Get the quiz sheet for this module from the general Assessments page. Fill it in, then submit to the online grading system before the deadline.
For this exercise, you are asked to re-create a professional-looking graph that you find online. No group work this week, but of course more GitHub. This exercise will go into your portfolio.
For motivation take a quick look at this blog post by Rafael Irizarry (the author of the IDS book we’ve been using). He shows how one can use R and ggplot to reproduce figures that look very similar to professional ones. You’ll see that it usually doesn’t require that many lines of code to get an outstanding looking figure!
We’ll try to do that ourselves.
Open your portfolio website project in RStudio. Then open the
visualization_exercise.Rmd file. We’ll use that file for this exercise.
Find some interesting graph from a news website. My main suggestion is to look at graphs from FiveThirtyEight. They are known to produce high-quality graphs, and for some of their stories and figures, they also provide the original data source.
Good starting points for a chart from FiveThirtyEight might be their annual summaries of weirdest charts, which you can find here for 2020, 2019, 2018, 2016, and 2015. (No, I don’t know why there’s no 2017.)
If you can’t find a graph on FiveThirtyEight that you like and would like to reproduce, you are also allowed to check out other major news outlets (USA Today, NY Times, Wall Street Journal, The Guardian, etc.).
The only requirements are that the original graph must be interesting and good looking (a basic scatterplot is not enough) and freely available online, not behind a paywall.
Once you have a graph you’d like to reproduce, either extract (e.g, read off or some other extraction method) the data right from the graph or find the original data source.
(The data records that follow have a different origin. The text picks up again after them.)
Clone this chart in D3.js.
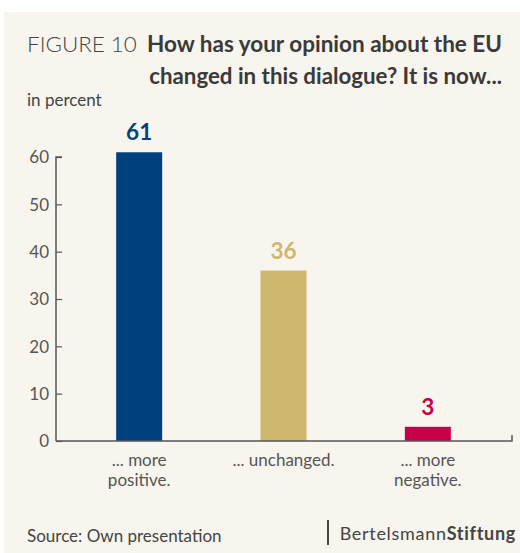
<!DOCTYPE html>
<html><head><meta charset="utf-8">
<script src="https://cdn.jsdelivr.net/npm/d3@7/dist/d3.min.js"></script>
<style>body{margin:0;background:#fff}svg{display:block}</style>
</head><body>
<script>
const categories = ["... more|positive.", "... unchanged.", "... more|negative."];
const values = [61, 36, 3];
const colors = ["#00427d", "#cfb76d", "#c60048"];
const yTicks = [0, 10, 20, 30, 40, 50, 60];

const W = 520, H = 553;
const svg = d3.select("body").append("svg").attr("width", W).attr("height", H);
const font = "Lato, 'Open Sans', sans-serif";
svg.append("rect").attr("x", 4).attr("y", 12).attr("width", W - 4).attr("height", H - 12).attr("fill", "#f7f5ee");

svg.append("text").attr("x", 27).attr("y", 52).attr("font-family", font).attr("font-weight", 300)
  .attr("font-size", 22.4).attr("fill", "#444").text("FIGURE 10");
svg.append("text").attr("x", 502).attr("y", 52).attr("text-anchor", "end").attr("font-family", font).attr("font-weight", 700)
  .attr("font-size", 22.5).attr("fill", "#3a3a3a").text("How has your opinion about the EU");
svg.append("text").attr("x", 502).attr("y", 84).attr("text-anchor", "end").attr("font-family", font).attr("font-weight", 700)
  .attr("font-size", 22.3).attr("fill", "#3a3a3a").text("changed in this dialogue? It is now...");
svg.append("text").attr("x", 27).attr("y", 106).attr("font-family", font)
  .attr("font-size", 17).attr("fill", "#444").text("in percent");

const y = d3.scaleLinear().domain([0, 60]).range([441, 157]);
const x = d3.scaleBand().domain(categories).range([67, 500]);
const bw = 46;

const yAxis = svg.append("g").attr("transform", "translate(56,0)")
  .call(d3.axisRight(y).tickValues(yTicks).tickSize(6).tickFormat(""));
yAxis.select(".domain").attr("d", "M6,157H0V441").attr("stroke", "#555").attr("stroke-width", 1.5).attr("fill", "none");
yAxis.selectAll(".tick line").attr("stroke", "#555").attr("stroke-width", 1.2);
yAxis.selectAll(".tick").append("text").attr("x", -7).attr("dy", "0.35em").attr("text-anchor", "end")
  .attr("font-family", font).attr("font-size", 17).attr("fill", "#555").text(d => d);

svg.append("g").selectAll("rect").data(values).join("rect")
  .attr("x", (d, i) => x(categories[i]) + x.bandwidth() / 2 - bw / 2)
  .attr("width", bw)
  .attr("y", d => y(d)).attr("height", d => y(0) - y(d))
  .attr("fill", (d, i) => colors[i]);

svg.append("path").attr("d", `M56,${y(0)}H512V${y(0) - 6}`).attr("stroke", "#555").attr("stroke-width", 1.5).attr("fill", "none");

svg.append("g").selectAll("text").data(values).join("text")
  .attr("x", (d, i) => x(categories[i]) + x.bandwidth() / 2)
  .attr("y", d => y(d) - 12)
  .attr("text-anchor", "middle").attr("font-family", font).attr("font-weight", 700).attr("font-size", 22.5)
  .attr("fill", (d, i) => colors[i]).text(d => d);

const xl = svg.append("g").selectAll("text").data(categories).join("text")
  .attr("x", d => x(d) + x.bandwidth() / 2).attr("y", 466)
  .attr("text-anchor", "middle").attr("font-family", font).attr("font-size", 17).attr("fill", "#555");
xl.each(function(d) {
  const parts = d.split("|");
  parts.forEach((p, i) => d3.select(this).append("tspan").attr("x", x(d) + x.bandwidth() / 2).attr("dy", i ? 19.5 : 0).text(p));
});

svg.append("text").attr("x", 27).attr("y", 542).attr("font-family", font)
  .attr("font-size", 17).attr("fill", "#444").text("Source: Own presentation");
svg.append("line").attr("x1", 328).attr("x2", 328).attr("y1", 520).attr("y2", 545).attr("stroke", "#444").attr("stroke-width", 2);
const logo = svg.append("text").attr("x", 516).attr("y", 540).attr("text-anchor", "end").attr("font-family", font)
  .attr("font-size", 18).attr("fill", "#444").attr("letter-spacing", 0.7);
logo.append("tspan").text("Bertelsmann");
logo.append("tspan").attr("font-weight", 700).text("Stiftung");
</script>
</body></html>
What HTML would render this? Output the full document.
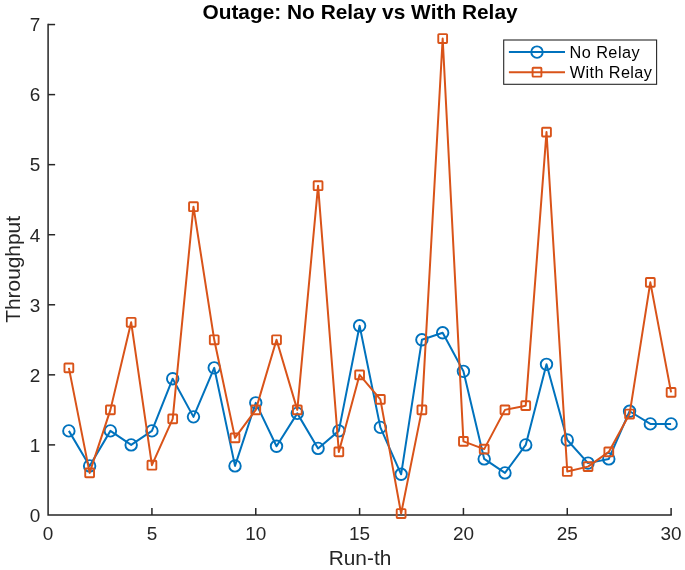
<!DOCTYPE html>
<html lang="en"><head><meta charset="utf-8"><title>Outage: No Relay vs With Relay</title>
<style>html,body{margin:0;padding:0;background:#fff}svg{display:block}text{font-family:"Liberation Sans",sans-serif;fill:#262626}</style></head><body>
<svg width="685" height="570" viewBox="0 0 685 570">
<rect width="685" height="570" fill="#fff"/>
<g stroke="#262626" stroke-width="1.50" fill="none">
<path d="M48.10 23.80 V514.95 H671.85"/>
<path d="M151.93 514.95 v-7.00"/>
<path d="M255.77 514.95 v-7.00"/>
<path d="M359.60 514.95 v-7.00"/>
<path d="M463.43 514.95 v-7.00"/>
<path d="M567.27 514.95 v-7.00"/>
<path d="M671.10 514.95 v-7.00"/>
<path d="M48.10 444.89 h7.00"/>
<path d="M48.10 374.84 h7.00"/>
<path d="M48.10 304.78 h7.00"/>
<path d="M48.10 234.72 h7.00"/>
<path d="M48.10 164.66 h7.00"/>
<path d="M48.10 94.61 h7.00"/>
<path d="M48.10 24.55 h7.00"/>
</g>
<text transform="translate(48.10 540.20) scale(1.035 1)" font-size="18.33" text-anchor="middle">0</text>
<text transform="translate(151.93 540.20) scale(1.035 1)" font-size="18.33" text-anchor="middle">5</text>
<text transform="translate(255.77 540.20) scale(1.035 1)" font-size="18.33" text-anchor="middle">10</text>
<text transform="translate(359.60 540.20) scale(1.035 1)" font-size="18.33" text-anchor="middle">15</text>
<text transform="translate(463.43 540.20) scale(1.035 1)" font-size="18.33" text-anchor="middle">20</text>
<text transform="translate(567.27 540.20) scale(1.035 1)" font-size="18.33" text-anchor="middle">25</text>
<text transform="translate(671.10 540.20) scale(1.035 1)" font-size="18.33" text-anchor="middle">30</text>
<text transform="translate(40.20 521.75) scale(1.035 1)" font-size="18.33" text-anchor="end">0</text>
<text transform="translate(40.20 451.69) scale(1.035 1)" font-size="18.33" text-anchor="end">1</text>
<text transform="translate(40.20 381.64) scale(1.035 1)" font-size="18.33" text-anchor="end">2</text>
<text transform="translate(40.20 311.58) scale(1.035 1)" font-size="18.33" text-anchor="end">3</text>
<text transform="translate(40.20 241.52) scale(1.035 1)" font-size="18.33" text-anchor="end">4</text>
<text transform="translate(40.20 171.46) scale(1.035 1)" font-size="18.33" text-anchor="end">5</text>
<text transform="translate(40.20 101.41) scale(1.035 1)" font-size="18.33" text-anchor="end">6</text>
<text transform="translate(40.20 31.35) scale(1.035 1)" font-size="18.33" text-anchor="end">7</text>
<text transform="translate(360.00 565.20) scale(1.035 1)" font-size="20.17" text-anchor="middle">Run-th</text>
<text transform="translate(19.80 269.40) rotate(-90) scale(1.035 1)" font-size="20.17" text-anchor="middle">Throughput</text>
<text transform="translate(360.00 18.90) scale(1.035 1)" font-size="20.17" text-anchor="middle" font-weight="bold" style="fill:#000">Outage: No Relay vs With Relay</text>
<g stroke="#0072BD" fill="none" stroke-linejoin="round">
<polyline points="68.87,430.88 89.63,465.91 110.40,430.88 131.17,444.89 151.93,430.88 172.70,378.69 193.47,416.87 214.23,367.83 235.00,465.91 255.77,402.86 276.53,446.29 297.30,413.37 318.07,448.40 338.83,430.88 359.60,325.80 380.37,427.38 401.13,474.32 421.90,339.81 442.67,332.80 463.43,371.33 484.20,458.90 504.97,472.92 525.73,444.89 546.50,364.33 567.27,439.99 588.03,463.11 608.80,458.90 629.57,411.27 650.33,423.88 671.10,423.88" stroke-width="2.00"/>
<g stroke-width="1.90">
<circle cx="68.87" cy="430.88" r="5.75"/>
<circle cx="89.63" cy="465.91" r="5.75"/>
<circle cx="110.40" cy="430.88" r="5.75"/>
<circle cx="131.17" cy="444.89" r="5.75"/>
<circle cx="151.93" cy="430.88" r="5.75"/>
<circle cx="172.70" cy="378.69" r="5.75"/>
<circle cx="193.47" cy="416.87" r="5.75"/>
<circle cx="214.23" cy="367.83" r="5.75"/>
<circle cx="235.00" cy="465.91" r="5.75"/>
<circle cx="255.77" cy="402.86" r="5.75"/>
<circle cx="276.53" cy="446.29" r="5.75"/>
<circle cx="297.30" cy="413.37" r="5.75"/>
<circle cx="318.07" cy="448.40" r="5.75"/>
<circle cx="338.83" cy="430.88" r="5.75"/>
<circle cx="359.60" cy="325.80" r="5.75"/>
<circle cx="380.37" cy="427.38" r="5.75"/>
<circle cx="401.13" cy="474.32" r="5.75"/>
<circle cx="421.90" cy="339.81" r="5.75"/>
<circle cx="442.67" cy="332.80" r="5.75"/>
<circle cx="463.43" cy="371.33" r="5.75"/>
<circle cx="484.20" cy="458.90" r="5.75"/>
<circle cx="504.97" cy="472.92" r="5.75"/>
<circle cx="525.73" cy="444.89" r="5.75"/>
<circle cx="546.50" cy="364.33" r="5.75"/>
<circle cx="567.27" cy="439.99" r="5.75"/>
<circle cx="588.03" cy="463.11" r="5.75"/>
<circle cx="608.80" cy="458.90" r="5.75"/>
<circle cx="629.57" cy="411.27" r="5.75"/>
<circle cx="650.33" cy="423.88" r="5.75"/>
<circle cx="671.10" cy="423.88" r="5.75"/>
</g></g>
<g stroke="#D95319" fill="none" stroke-linejoin="round">
<polyline points="68.87,367.83 89.63,472.92 110.40,409.86 131.17,322.29 151.93,465.21 172.70,418.83 193.47,206.70 214.23,339.81 235.00,437.89 255.77,409.86 276.53,339.81 297.30,409.86 318.07,185.68 338.83,451.90 359.60,374.84 380.37,399.36 401.13,513.55 421.90,409.86 442.67,38.56 463.43,441.39 484.20,449.10 504.97,409.86 525.73,405.66 546.50,132.09 567.27,471.51 588.03,466.61 608.80,451.90 629.57,414.07 650.33,282.36 671.10,392.35" stroke-width="2.00"/>
<g stroke-width="1.90">
<rect x="64.47" y="363.43" width="8.80" height="8.80" rx="0.7"/>
<rect x="85.23" y="468.52" width="8.80" height="8.80" rx="0.7"/>
<rect x="106.00" y="405.46" width="8.80" height="8.80" rx="0.7"/>
<rect x="126.77" y="317.89" width="8.80" height="8.80" rx="0.7"/>
<rect x="147.53" y="460.81" width="8.80" height="8.80" rx="0.7"/>
<rect x="168.30" y="414.43" width="8.80" height="8.80" rx="0.7"/>
<rect x="189.07" y="202.30" width="8.80" height="8.80" rx="0.7"/>
<rect x="209.83" y="335.41" width="8.80" height="8.80" rx="0.7"/>
<rect x="230.60" y="433.49" width="8.80" height="8.80" rx="0.7"/>
<rect x="251.37" y="405.46" width="8.80" height="8.80" rx="0.7"/>
<rect x="272.13" y="335.41" width="8.80" height="8.80" rx="0.7"/>
<rect x="292.90" y="405.46" width="8.80" height="8.80" rx="0.7"/>
<rect x="313.67" y="181.28" width="8.80" height="8.80" rx="0.7"/>
<rect x="334.43" y="447.50" width="8.80" height="8.80" rx="0.7"/>
<rect x="355.20" y="370.44" width="8.80" height="8.80" rx="0.7"/>
<rect x="375.97" y="394.96" width="8.80" height="8.80" rx="0.7"/>
<rect x="396.73" y="509.15" width="8.80" height="8.80" rx="0.7"/>
<rect x="417.50" y="405.46" width="8.80" height="8.80" rx="0.7"/>
<rect x="438.27" y="34.16" width="8.80" height="8.80" rx="0.7"/>
<rect x="459.03" y="436.99" width="8.80" height="8.80" rx="0.7"/>
<rect x="479.80" y="444.70" width="8.80" height="8.80" rx="0.7"/>
<rect x="500.57" y="405.46" width="8.80" height="8.80" rx="0.7"/>
<rect x="521.33" y="401.26" width="8.80" height="8.80" rx="0.7"/>
<rect x="542.10" y="127.69" width="8.80" height="8.80" rx="0.7"/>
<rect x="562.87" y="467.11" width="8.80" height="8.80" rx="0.7"/>
<rect x="583.63" y="462.21" width="8.80" height="8.80" rx="0.7"/>
<rect x="604.40" y="447.50" width="8.80" height="8.80" rx="0.7"/>
<rect x="625.17" y="409.67" width="8.80" height="8.80" rx="0.7"/>
<rect x="645.93" y="277.96" width="8.80" height="8.80" rx="0.7"/>
<rect x="666.70" y="387.95" width="8.80" height="8.80" rx="0.7"/>
</g></g>
<rect x="503.7" y="40" width="152.9" height="44.3" fill="#fff" stroke="#262626" stroke-width="1.1"/>
<g fill="none" stroke-linejoin="round"><path d="M508.9 52.1H565" stroke="#0072BD" stroke-width="2.00"/><circle cx="537" cy="52.1" r="5.75" stroke="#0072BD" stroke-width="1.90"/>
<path d="M508.9 72.2H565" stroke="#D95319" stroke-width="2.00"/><rect x="532.60" y="67.80" width="8.80" height="8.80" rx="0.7" stroke="#D95319" stroke-width="1.90"/></g>
<text transform="translate(569.40 58.30) scale(1.035 1)" font-size="15.75" text-anchor="start" style="fill:#000;letter-spacing:0.45px">No Relay</text>
<text transform="translate(569.80 78.00) scale(1.035 1)" font-size="15.75" text-anchor="start" style="fill:#000;letter-spacing:0.36px">With Relay</text>
</svg></body></html>
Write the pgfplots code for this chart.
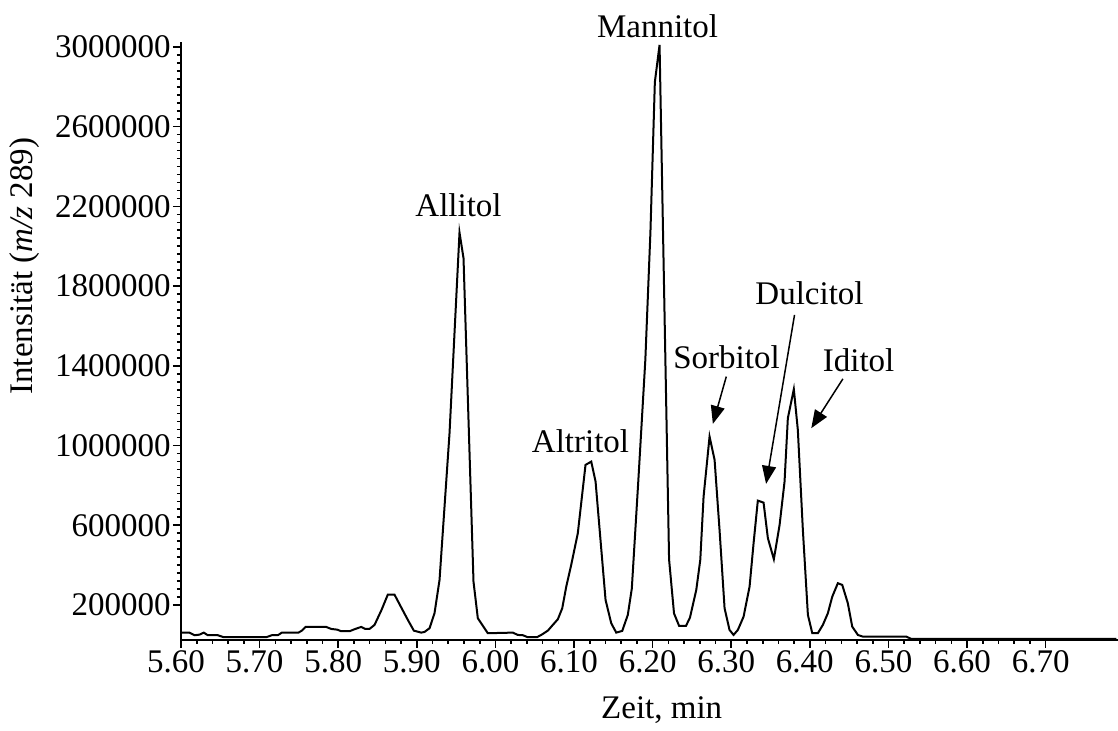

If neither is an option, move on to the next graph. Having access to the data is critical.
Make a new folder in your repository, call it
data. Place the data file you found or created inside that folder. If you found it, it will be in whatever format you got. If you made it yourself by extracting it from the original graph, I recommend a CSV file.
Once you have the data and the original graph, you’ll first need to add a few lines of code to your
visualization_exercise.Rmd file to load the data, and if needed, do some cleaning.
Then write R code to try and get as close as possible to the original graph. You will likely use ggplot2 & friends, but if you want to use base R, lattice or another plotting approach that’s ok too, as long as everything happens with R code. The goal is to put in some effort to get close, but don’t spend an insane amount of time trying to make a perfect copy. A few (maybe 1-4) hours of working on this should suffice. If it still looks a bit different in the end, that’s ok.
Your final product should be code and explanatory text inside your Rmd file that shows the original plot and links to its source, then shows your code that re-creates the graph, and finally shows your graph. Also, provide some additional information that helps readers understand how you went about making the plot. For instance, you should provide some additional text describing things you tried that did and didn’t work, or include links to sources from which you took inspiration, adapted your code, etc.
Once done, re-build your website and make sure that your data visualization exercise shows up nicely. Then, post the link to your online page showing your visualization into the module discussion channel (see next).
And of course, for this and any other products you create, if you are active on social media, you can post an announcement of your project there. I’ll be looking out for #MADA2021 tagged tweets 😁.
Post the link to your visualization page to the discussion channel for this module (module 5). Take a look at some of the figures your colleagues created, and provide feedback.
Since the exercise is due Friday, you can either look at and comment on those posts from classmates that finished the exercise early, or continue the discussion after Friday. I won’t check/assess until beginning of the following week.